LSTM model for ethnicity prediction from character sequences.

Parameters:
  • input_size (int) – Size of vocabulary (number of unique characters)

  • hidden_size (int) – Size of hidden state in LSTM

  • output_size (int) – Number of output categories

  • num_layers (int) – Number of LSTM layers

__init__(input_size, hidden_size, output_size, num_layers=1)[source]

Initialize internal Module state, shared by both nn.Module and ScriptModule.

forward(input)[source]

Forward pass through the LSTM model.

Parameters:

input (Tensor) – Tensor of character indices with shape (batch_size, seq_len)

Returns:

Log-softmax probabilities for each category with shape (batch_size, output_size)

Return type:

Tensor

Base Model Class

class ethnicolr2.ethnicolr_class.EthnicolrModelClass[source]

Bases: object

static lineToTensor(line, all_letters, max_name, oob)[source]

Convert a name string to a tensor of character indices.

Parameters:
  • line (str) – Input name string

  • all_letters (str) – String containing all valid characters

  • max_name (int) – Maximum name length (longer names are truncated)
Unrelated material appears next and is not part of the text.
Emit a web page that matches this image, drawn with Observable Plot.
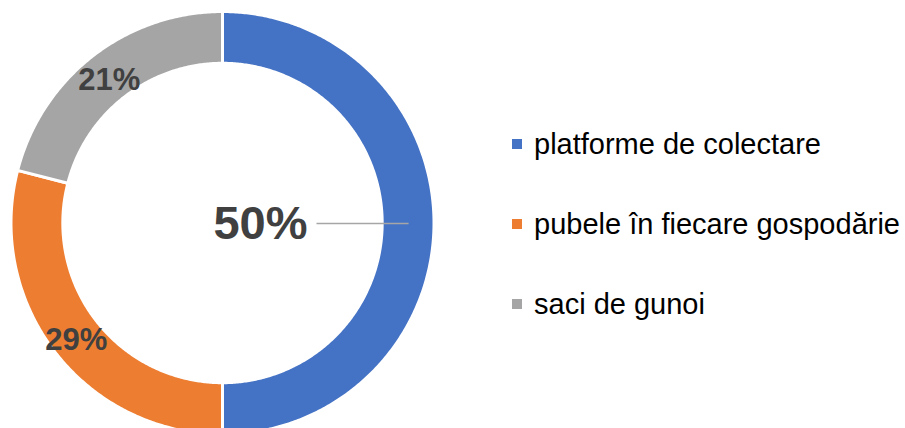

  • oob (int) – Out-of-bounds index for unknown characters

Returns:

Tensor of character indices with shape (max_name,)

Return type:

Tensor

model: Module | None = None
model_year: int | None = None
classmethod predict(df, vocab_fn, model_fn)[source]

Generate race/ethnicity predictions for names in DataFrame.

Parameters:
  • df (DataFrame) – DataFrame containing name data with ‘__name’ column

  • vocab_fn (str | Path | PathLike[str]) – Path to vocabulary file (.joblib)

  • model_fn (str | Path | PathLike[str]) – Path to trained model file (.pt)

Returns:

DataFrame with original data plus ‘preds’ and ‘probs’ columns

Raises:
Return type:

DataFrame

race: list[str] | None = None
static test_and_norm_df(df, col)[source]

Validates and normalizes DataFrame for prediction.

Parameters:
  • df (DataFrame) – Input DataFrame

  • col (str) – Column name to validate and process

Returns:

Cleaned DataFrame with duplicates and NaN values removed

Raises:

ValueError – If column doesn’t exist or contains no valid data

Return type:

DataFrame

vocab: list[str] | None = None

Model Implementation Notes

The prediction functions above are implemented using internal model classes that handle:

  • Model Loading: Automatic loading of pre-trained PyTorch models

  • Text Processing: Character-level encoding and sequence preparation

  • Batch Inference: Efficient processing of multiple names

  • Result Formatting: Converting raw model outputs to readable predictions

For most use cases, use the high-level prediction functions rather than the internal model classes directly.

Examples

Loading Models Manually

from ethnicolr2.pred_fl_ln_lstm import LastNameLstmModel

# Load Florida last name model
model = LastNameLstmModel()

# Make predictions
import pandas as pd
df = pd.DataFrame({'last_name': ['Smith', 'Zhang']})
result = model.predict(df, vocab_fn=model.VOCAB_FN, model_fn=model.MODEL_FN)
print(result)

Custom Model Parameters

from ethnicolr2.models import LSTM
import torch

# Create custom LSTM
model = LSTM(
    vocab_size=128,      # Character vocabulary size
    hidden_size=256,     # LSTM hidden units
    num_layers=2,        # Number of LSTM layers
    num_classes=5,       # Number of output classes
    dropout=0.2          # Dropout rate
)

# Example forward pass
batch_size, sequence_length = 32, 20
input_tensor = torch.randint(0, 128, (batch_size, sequence_length))
output = model(input_tensor)
print(f"Output shape: {output.shape}")  # [32, 5]

Model Configuration

The prediction models use different configuration parameters:

Model

Max Length

Character Set

Training Data

Census Last Name

15 chars

ASCII + common punctuation

US Census 2000/2010

Florida Last Name

30 chars

Extended character set

FL voter registration

Florida Full Name

47 chars

Extended character set

FL voter registration

All models use 2-layer LSTM networks with 256 hidden units and batch processing for efficiency.